Узник «Черной Луны» (Дышев) - страница 64

– А тут вообще – кормят? – кашлянув, спросил я не из-за чувства голода, а чтобы как-то законтачиться с коллективом.

– Дождешься, – пробурчало в полумраке.

– Ты что – сюда жрать пришел? – отозвался еще один.

– Я не пришел – меня привели, – попытался я поддержать разговор.

– Вот и сиди.

Да, это не сизо. Там отношения более семейные. Так и называются: семьи, по три-четыре человека, вместе питаются, «дачки» делят, «куреху», общаются… А тут – дрянь компания, хоть бы одна сволочь слово человеческое высказала. Мелкая шушера, мародеры.

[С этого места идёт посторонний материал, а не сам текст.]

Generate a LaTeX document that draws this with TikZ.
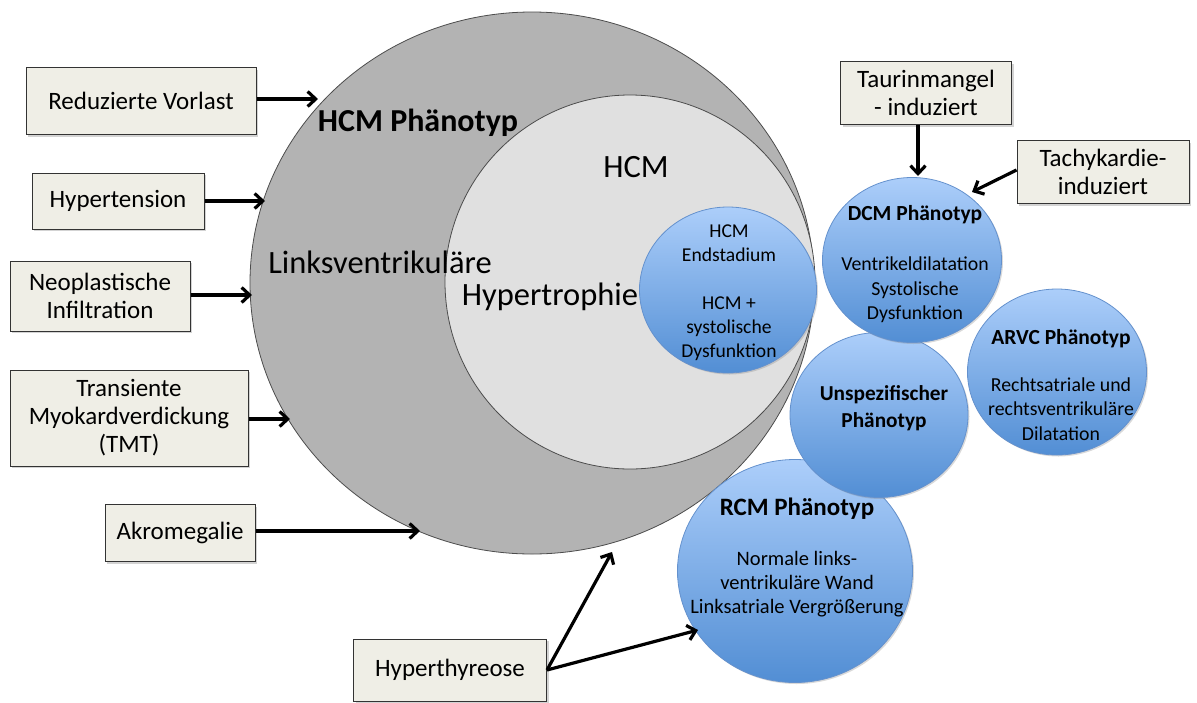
\documentclass[tikz,border=0pt]{standalone}
\usepackage{fontspec}
\setmainfont{Carlito}
\usetikzlibrary{positioning, calc, shapes.geometric, shadows, arrows.meta}
\definecolor{boxfill}{RGB}{239,238,230}
\definecolor{outergray}{RGB}{179,179,179}
\definecolor{innergray}{RGB}{224,224,224}
\definecolor{bluetop}{RGB}{172,206,250}
\definecolor{bluebot}{RGB}{82,142,212}
\definecolor{blueedge}{RGB}{100,145,205}
\newcommand{\phentitle}{\bfseries\fontsize{21.5}{24}\selectfont}

\begin{document}
\begin{tikzpicture}[x=1pt, y=-1pt,
	cause/.style={draw=black!80, line width=1pt, fill=boxfill, align=center, font=\fontsize{25}{28}\selectfont, drop shadow={shadow xshift=2pt, shadow yshift=-2pt, opacity=0.35}},
	pheno/.style={ellipse, draw=blueedge, line width=0.8pt, top color=bluetop, bottom color=bluebot, inner sep=0pt, drop shadow={shadow xshift=1.5pt, shadow yshift=-1.5pt, opacity=0.3}},
	ptext/.style={align=center, font=\fontsize{19.8}{24.5}\selectfont},
	arr/.style={line width=3.2pt, -{Straight Barb[length=8pt, width=15pt]}}]
	\useasboundingbox (0,0) rectangle (1197,702);

	% big circles
	\node (hcmp) at (532,283) [ellipse, draw=black!70, line width=0.8pt, fill=outergray, minimum width=564, minimum height=542, inner sep=0pt] {};
	\node (hcm) at (630,282) [ellipse, draw=black!70, line width=0.8pt, fill=innergray, minimum width=370, minimum height=374, inner sep=0pt] {};
	\node (hcmplabel) at (418,123) [font=\bfseries\fontsize{32}{36}\selectfont] {HCM Phänotyp};
	\node (lvlabel) at (380,262) [font=\fontsize{32.5}{36}\selectfont] {Linksventrikuläre};
	\node (hyplabel) at (550,297) [font=\fontsize{32.5}{36}\selectfont] {Hypertrophie};
	\node (hcmlabel) at (636,167) [font=\fontsize{32.5}{36}\selectfont] {HCM};

	% phenotype bubbles
	\node (end) at (728,290) [pheno, minimum width=177, minimum height=166] {};
	\node (endtxt) at (729,293) [ptext, font=\fontsize{19.6}{24}\selectfont] {HCM\\Endstadium\\[24pt]HCM +\\systolische\\Dysfunktion};
	\node (rcm) at (795,571) [pheno, minimum width=235, minimum height=223] {};
	\node (rcmtxt) at (797,557) [ptext, font=\fontsize{20.5}{24}\selectfont] {{\bfseries\fontsize{25}{24}\selectfont RCM Phänotyp}\\[26pt]Normale links-\\ventrikuläre Wand\\Linksatriale Vergrößerung};
	\node (unsp) at (879,415) [pheno, minimum width=178, minimum height=165] {};
	\node (unsptxt) at (884,408) [ptext, font=\bfseries\fontsize{21.3}{26.5}\selectfont] {Unspezifischer\\Phänotyp};
	\node (dcm) at (912,260) [pheno, minimum width=179, minimum height=165] {};
	\node (dcmtxt) at (915,264) [ptext] {{\phentitle DCM Phänotyp}\\[26pt]Ventrikeldilatation\\Systolische\\Dysfunktion};
	\node (arvc) at (1057,372) [pheno, minimum width=179, minimum height=166] {};
	\node (arvctxt) at (1061,385) [ptext] {{\phentitle ARVC Phänotyp}\\[22pt]Rechtsatriale und\\rechtsventrikuläre\\Dilatation};

	% causes
	\node (vorlast) at (141,101) [cause, minimum width=230, minimum height=67] {Reduzierte Vorlast};
	\node (hypert) at (118,201) [cause, minimum width=172, minimum height=56] {Hypertension};
	\node (neopl) at (100,296) [cause, minimum width=180, minimum height=70] {Neoplastische\\Infiltration};
	\node (tmt) at (129,418) [cause, minimum width=238, minimum height=96] {Transiente\\Myokardverdickung\\(TMT)};
	\node (akro) at (180,533) [cause, minimum width=150, minimum height=57] {Akromegalie};
	\node (thyr) at (450,670) [cause, minimum width=193, minimum height=62] {Hyperthyreose};
	\node (taurin) at (926,93) [cause, minimum width=171, minimum height=63] {Taurinmangel\\- induziert};
	\node (tachy) at (1103,172) [cause, minimum width=172, minimum height=63] {Tachykardie-\\induziert};

	\coordinate (tvorlast) at (318,99);
	\coordinate (thypert) at (265,201);
	\coordinate (tneopl) at (252,295);
	\coordinate (ttmt) at (290,419);
	\coordinate (takro) at (420,531);
	\coordinate (tthyra) at (612,552);
	\coordinate (tthyrb) at (698,630);
	\coordinate (ttaurin) at (918,176);
	\coordinate (ttachy) at (972,192);

	\draw[arr] (vorlast.east |- tvorlast) to (tvorlast);
	\draw[arr] (hypert.east) to (thypert);
	\draw[arr] (neopl.east |- tneopl) to (tneopl);
	\draw[arr] (tmt.east |- ttmt) to (ttmt);
	\draw[arr] (akro.east |- takro) to (takro);
	\draw[arr] (thyr.east) to (tthyra);
	\draw[arr] (thyr.east) to (tthyrb);
	\draw[arr] (ttaurin |- taurin.south) to (ttaurin);
	\draw[arr] ([yshift=2pt]tachy.west) to (ttachy);
\end{tikzpicture}
\end{document}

«Зачерствею здесь, как тюремная горбуха», – подумал я. Решил улечься и ни о чем не думать. Все – гнусно. Я тосковал и старался не вспоминать, как глупо и дешево попался. Потомок декабристов закончил свой путь в вонючем молдавском околотке. Соблюдая при этом исконную семейную традицию…

В этот вечер я, наверное, и окочурился бы от огорчения: уж слишком беспощадно и жестоко трепала меня судьба в последние дни, сплошная череда фатального невезения. Крах. «Вскрытие вен покойного доказало, что умер он от потери крови».

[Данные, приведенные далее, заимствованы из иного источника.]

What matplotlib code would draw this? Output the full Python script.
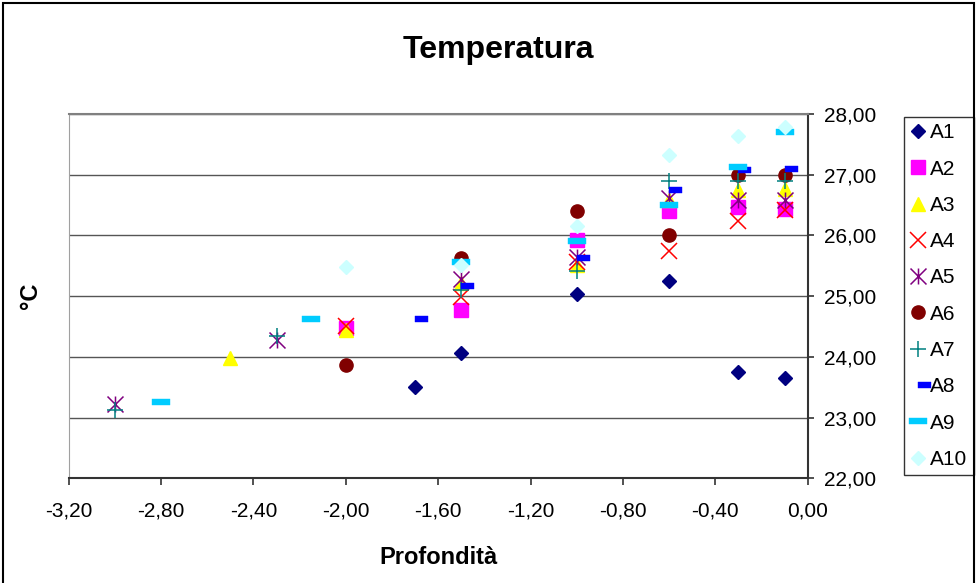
import numpy as np
import matplotlib
matplotlib.use('Agg')
import matplotlib.pyplot as plt
from matplotlib.path import Path
from matplotlib.patches import Rectangle
from matplotlib.ticker import FuncFormatter, MultipleLocator

plt.rcParams['font.family'] = 'Liberation Sans'

# depth (m) and temperature (degC) per station
x_a1 = [-1.7, -1.5, -1.0, -0.6, -0.3, -0.1]
y_a1 = [23.50, 24.07, 25.04, 25.25, 23.75, 23.65]
x_a2 = [-2.0, -1.5, -1.0, -0.6, -0.3, -0.1]
y_a2 = [24.48, 24.77, 25.93, 26.40, 26.46, 26.44]
x_a3 = [-2.5, -2.0, -1.5, -1.0, -0.6, -0.3, -0.1]
y_a3 = [23.98, 24.45, 25.22, 25.51, 26.58, 26.75, 26.76]
x_a4 = [-2.0, -1.5, -1.0, -0.6, -0.3, -0.1]
y_a4 = [24.50, 24.98, 25.57, 25.74, 26.23, 26.42]
x_a5 = [-3.0, -2.3, -1.5, -1.0, -0.6, -0.3, -0.1]
y_a5 = [23.22, 24.28, 25.28, 25.65, 26.61, 26.58, 26.58]
x_a6 = [-2.0, -1.5, -1.0, -0.6, -0.3, -0.1]
y_a6 = [23.86, 25.62, 26.40, 26.00, 26.99, 27.00]
x_a7 = [-3.0, -2.3, -1.5, -1.0, -0.6, -0.3, -0.1]
y_a7 = [23.13, 24.35, 25.10, 25.42, 26.89, 26.89, 26.89]
x_a8 = [-1.7, -1.5, -1.0, -0.6, -0.3, -0.1]
y_a8 = [24.63, 25.17, 25.62, 26.75, 27.07, 27.09]
x_a9 = [-2.8, -2.15, -1.5, -1.0, -0.6, -0.3, -0.1]
y_a9 = [23.25, 24.62, 25.56, 25.91, 26.50, 27.12, 27.71]
x_a10 = [-2.0, -1.5, -1.0, -0.6, -0.3, -0.1]
y_a10 = [25.48, 25.51, 26.15, 27.32, 27.64, 27.79]

names = ['A1', 'A2', 'A3', 'A4', 'A5', 'A6', 'A7', 'A8', 'A9', 'A10']

# excel-like markers
star = Path([(-1, -1), (1, 1), (-1, 1), (1, -1), (0, -1), (0, 1)],
            [Path.MOVETO, Path.LINETO, Path.MOVETO, Path.LINETO, Path.MOVETO, Path.LINETO])
short_dash = Path([(0, -0.2), (1, -0.2), (1, 0.2), (0, 0.2), (0, -0.2)], closed=True)
long_dash = Path([(-1, -0.28), (1, -0.28), (1, 0.28), (-1, 0.28), (-1, -0.28)], closed=True)

styles = [
    dict(marker='D', ms=7, color='#000080'),
    dict(marker='s', ms=9.5, color='#FF00FF'),
    dict(marker='^', ms=10, color='#FFFF00'),
    dict(marker='x', ms=11.5, color='#FF0000', mew=1.1),
    dict(marker=star, ms=11.5, color='#800080', mew=1.1, mfc='none'),
    dict(marker='o', ms=9.5, color='#800000'),
    dict(marker='+', ms=12, color='#008080', mew=1.1),
    dict(marker=short_dash, ms=18.7, color='#0000FF', mew=0.3),
    dict(marker=long_dash, ms=13, color='#00CCFF', mew=0.3),
    dict(marker='D', ms=7, color='#CCFFFF'),
]

xs = [x_a1, x_a2, x_a3, x_a4, x_a5, x_a6, x_a7, x_a8, x_a9, x_a10]
ys = [y_a1, y_a2, y_a3, y_a4, y_a5, y_a6, y_a7, y_a8, y_a9, y_a10]

fig = plt.figure(figsize=(9.77, 5.83), dpi=100)
ax = fig.add_axes([0.0703, 0.1796, 0.7564, 0.6249])

handles = []
for x, y, name, st in zip(xs, ys, names, styles):
    h, = ax.plot(x, y, linestyle='none', label=name, **st)
    handles.append(h)

ax.set_xlim(-3.2, 0)
ax.set_ylim(22, 28)
ax.xaxis.set_major_locator(MultipleLocator(0.4))
ax.yaxis.set_major_locator(MultipleLocator(1))
fmt = FuncFormatter(lambda v, p: '{:.2f}'.format(v).replace('.', ','))
ax.xaxis.set_major_formatter(fmt)
ax.yaxis.set_major_formatter(fmt)

ax.yaxis.tick_right()
ax.tick_params(axis='both', direction='out', labelsize=15, width=1.2, color='#333333')
ax.tick_params(axis='x', length=5, pad=12)
ax.tick_params(axis='y', length=4, pad=8)

ax.grid(axis='y', color='#555555', lw=1)
ax.set_axisbelow(True)

ax.spines['left'].set_color('#a0a0a0')
ax.spines['top'].set_color('#808080')
ax.spines['top'].set_linewidth(1.5)
ax.spines['bottom'].set_color('#333333')
ax.spines['right'].set_color('#333333')
ax.spines['bottom'].set_linewidth(1.5)
ax.spines['right'].set_linewidth(1.5)

ax.set_xlabel('Profondità', fontsize=17, fontweight='bold', labelpad=18)
fig.text(0.031, 1 - 296 / 583, '°C', rotation=90, fontsize=17, fontweight='bold',
         ha='center', va='center')
fig.text(0.510, 1 - 50 / 583, 'Temperatura', fontsize=23, fontweight='bold',
         ha='center', va='center')

leg = ax.legend(handles=handles, loc='upper left', bbox_to_anchor=(904 / 977, 1 - 117 / 583),
                bbox_transform=fig.transFigure, fontsize=15, frameon=True, fancybox=False,
                edgecolor='black', borderaxespad=0, borderpad=0.3, handlelength=0.7,
                handletextpad=0.25, labelspacing=0.83, numpoints=1)
leg.get_frame().set_linewidth(1.0)

fig.patches.append(Rectangle((0.003, -0.02), 0.994, 1.015, transform=fig.transFigure,
                             fill=False, edgecolor='black', lw=1.5))

plt.savefig('out.png', dpi=100)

На мое счастье – увы, я еще не знал, как и чем оно обернется, – завизжала дверь, кто сидел – отличит этот звук от тысячи других (хотя у каждой двери свой характер). В проеме стоял охранник – пожилой дядя в милицейской форме союзного образца и при старшинских погонах.

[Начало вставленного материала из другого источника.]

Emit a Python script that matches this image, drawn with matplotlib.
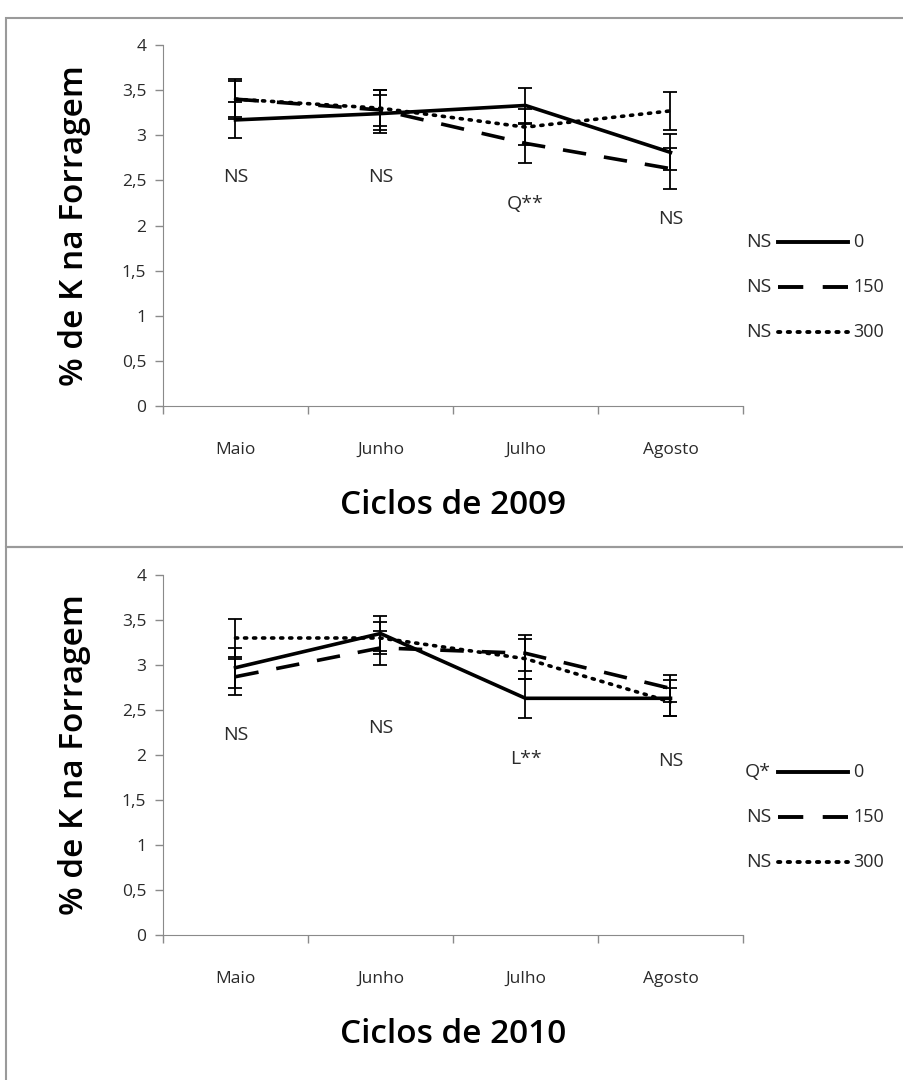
import matplotlib
matplotlib.use("Agg")
import matplotlib.pyplot as plt
from matplotlib.lines import Line2D
from matplotlib.patches import Rectangle

plt.rcParams['font.family'] = ['Open Sans', 'DejaVu Sans']

# categories (months)
meses = ['Maio', 'Junho', 'Julho', 'Agosto']
doses = ['0', '150', '300']

# 2009 cycle values (% K) and error bars
k2009_0 = [3.17, 3.24, 3.33, 2.81]
k2009_150 = [3.40, 3.28, 2.91, 2.63]
k2009_300 = [3.40, 3.30, 3.09, 3.27]
err2009_0 = [0.20, 0.21, 0.19, 0.20]
err2009_150 = [0.22, 0.22, 0.22, 0.23]
err2009_300 = [0.20, 0.20, 0.20, 0.21]
sig2009 = ['NS', 'NS', 'Q**', 'NS']
sig2009_y = [2.54, 2.54, 2.24, 2.07]
leg2009 = ['NS', 'NS', 'NS']

# 2010 cycle values (% K) and error bars
k2010_0 = [2.97, 3.35, 2.63, 2.63]
k2010_150 = [2.87, 3.19, 3.13, 2.74]
k2010_300 = [3.30, 3.30, 3.07, 2.59]
err2010_0 = [0.22, 0.19, 0.22, 0.20]
err2010_150 = [0.20, 0.19, 0.20, 0.15]
err2010_300 = [0.21, 0.18, 0.22, 0.16]
sig2010 = ['NS', 'NS', 'L**', 'NS']
sig2010_y = [2.22, 2.30, 1.96, 1.93]
leg2010 = ['Q*', 'NS', 'NS']

W, H = 904, 1080
fig = plt.figure(figsize=(W / 100, H / 100), dpi=100)

# panel frames
for (y0, y1) in [(18, 547), (547, 1085)]:
    fig.patches.append(Rectangle((6 / W, 1 - y1 / H), (W + 10 - 6) / W, (y1 - y0) / H,
                                 transform=fig.transFigure, fill=False,
                                 edgecolor='#9a9a9a', linewidth=1.5))

styles = [
    dict(linestyle='-'),
    dict(linestyle=(0, (6.5, 5.0))),
    dict(linestyle=(0, (0.6, 1.9)), dash_capstyle='round'),
]
txt = '#2a2a2a'


def draw_panel(top_px, bottom_px, series, errs, sig, sig_y, leg_sig, year, leg_top):
    ax = fig.add_axes([163 / W, 1 - bottom_px / H, (743 - 163) / W, (bottom_px - top_px) / H])
    x = range(len(meses))
    for vals, err, st in zip(series, errs, styles):
        ax.errorbar(x, vals, yerr=err, color='black', linewidth=2.6, elinewidth=1.3,
                    capsize=5, capthick=1.3, **st)
    for xi, s, yy in zip(x, sig, sig_y):
        ax.text(xi, yy, s, ha='center', va='center', fontsize=14, color=txt)
    ax.set_xlim(-0.5, 3.5)
    ax.set_ylim(0, 4)
    ax.set_yticks([0, 0.5, 1, 1.5, 2, 2.5, 3, 3.5, 4])
    ax.set_yticklabels(['0', '0,5', '1', '1,5', '2', '2,5', '3', '3,5', '4'],
                       fontsize=12.5, color=txt)
    ax.set_xticks([-0.5, 0.5, 1.5, 2.5, 3.5])
    ax.set_xticklabels([])
    ax.set_xticks(list(x), minor=True)
    ax.set_xticklabels(meses, minor=True, fontsize=12.5, color=txt)
    ax.tick_params(axis='x', which='minor', length=0, pad=26)
    ax.tick_params(axis='both', which='major', length=6, color='#8a8a8a', width=1)
    ax.tick_params(axis='y', pad=6)
    for side in ['top', 'right']:
        ax.spines[side].set_visible(False)
    for side in ['left', 'bottom']:
        ax.spines[side].set_color('#8a8a8a')
    ax.set_ylabel('% de K na Forragem', fontsize=24, fontweight='semibold', labelpad=22)
    ax.set_xlabel('Ciclos de ' + year, fontsize=24, fontweight='semibold', labelpad=22)

    # custom legend at right
    for i, (s, lab, st) in enumerate(zip(leg_sig, doses, styles)):
        yp = 1 - (leg_top + 45 * i) / H
        fig.text(771 / W, yp, s, ha='right', va='center', fontsize=14, color=txt)
        fig.add_artist(Line2D([778 / W, 848 / W], [yp, yp], transform=fig.transFigure,
                              color='black', linewidth=2.8, **st))
        fig.text(853 / W, yp, lab, ha='left', va='center', fontsize=13, color=txt)
    return ax


draw_panel(45, 406, [k2009_0, k2009_150, k2009_300],
           [err2009_0, err2009_150, err2009_300], sig2009, sig2009_y, leg2009, '2009', 242)
draw_panel(575, 935, [k2010_0, k2010_150, k2010_300],
           [err2010_0, err2010_150, err2010_300], sig2010, sig2010_y, leg2010, '2010', 772)

fig.savefig('out.png', dpi=100)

– Врачи есть? – спросил он.

Камера не отреагировала.

– Врач не врач, а за фельдшера сработать могу, – сказал я и не соврал – война, спасибо, научила.

– Пошли за мной! Руки за спину.

Я с удовольствием покинул мародеров, потому что догадывался: рано или поздно – все равно пришлось бы их метелить.

– Там у одного кровь идет горлом – посмотришь.

Я в нерешительности остановился: дело серьезное, тут в лазарет класть.

– Чего встал? – рыкнул старшина.

Но возвращаться уже не хотелось.

Он открыл камеру. На нарах лицом вниз лежал человек. Изо рта на нары, пол натекла лужица крови.

– Откантовали бедолагу, – вздохнул за моей спиной старшина. – Ты, если чего надо будет, стукни.

«Гроб!» – хотелось сказать мне со злостью. Жалостливый нашелся!

Я подошел к лежащему и еле сдавил крик. В бесчувственном, изуродованном побоями человеке я узнал Скокова. Ошибиться было нельзя: черные волосы, брови вразлет, сейчас разбитые и окровавленные, те же усы, глаза. Только лицо – изможденное и постаревшее; перевернул его на спину – он был в обмороке. Я бросился к двери, стал барабанить. Заглянул старшина.

– Ну чего, как он?

– Надо хотя бы полотенце, нашатырный спирт, одеяло. Чаю горячего…

– Сейчас принесу.

И он действительно принес все, что я просил, и даже сказал, что чай тоже будет.